The result of the woman’s interaction with Jesus is that she is not just educated, she is transformed. Extreme makeover. She becomes an evangelist, a minister of the gospel. She drops her water jar and returns to the city empty-handed, armed only with the experience of Jesus. She tells everyone she can find: Come and see. And they do.

 

The woman at the well is transformed by the ways that Jesus reaches across a chasm of difference and prejudice to tell her about the Spirit. She reaches across the same chasm of difference to talk theology with him. She feels heard and truly seen by him, and this is the good news she has to share with her community.
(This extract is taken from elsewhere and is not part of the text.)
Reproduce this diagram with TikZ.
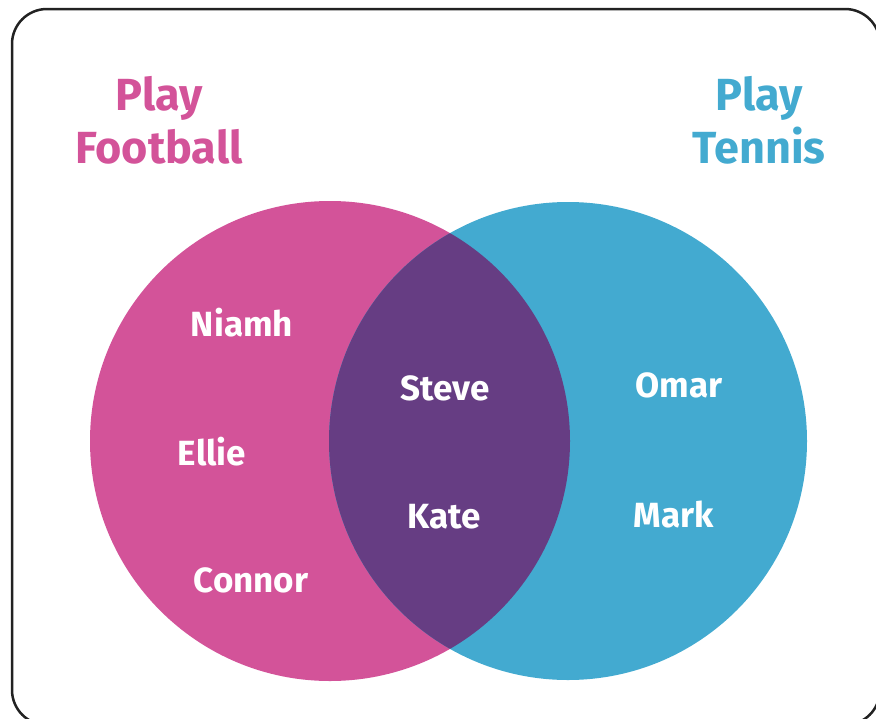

She, in turn, is able to reach across another great divide of her own when she returns to her village, not to bring water from the well but to bear witness to the Gospel.

 

Now, wouldn’t it be nice if we all had experiences like this? Can you imagine how full our church would be if we all said to everyone in our neighborhoods: come and see, and they all came, and saw? The challenge for us, I think, is that while it is all well and good to reflect upon gospel stories about people transformed by encounters with Jesus, how often do we meet Jesus at the well? Don’t we all too often feel like the thirsty ones, with no one around to offer us living water?

 

I believe that we meet Jesus at the well whenever we reach across a divide to connect with something or someone from whom we feel separate. Who are the foreigners in our life? From what or whom do we feel divided? We may be alienated from those who have more money, or different religious beliefs, or sexual orientation that makes us uncomfortable, or politics with which we disagree. Sometimes the way we connect with these people is to ask for help when we have no power in ourselves to help ourselves. I’m thirsty; I need something to drink. I don’t understand your views; please help me understand. Jesus connects with unlikely people in unlikely ways, as he does in today’s gospel. When we do likewise, we open ourselves up to an extreme makeover.

 

The magazine ad I spoke of a few minutes ago showed an “after” picture of a house that was completely unrecognizable. How do you imagine you will look after an extreme makeover? What good news will you share?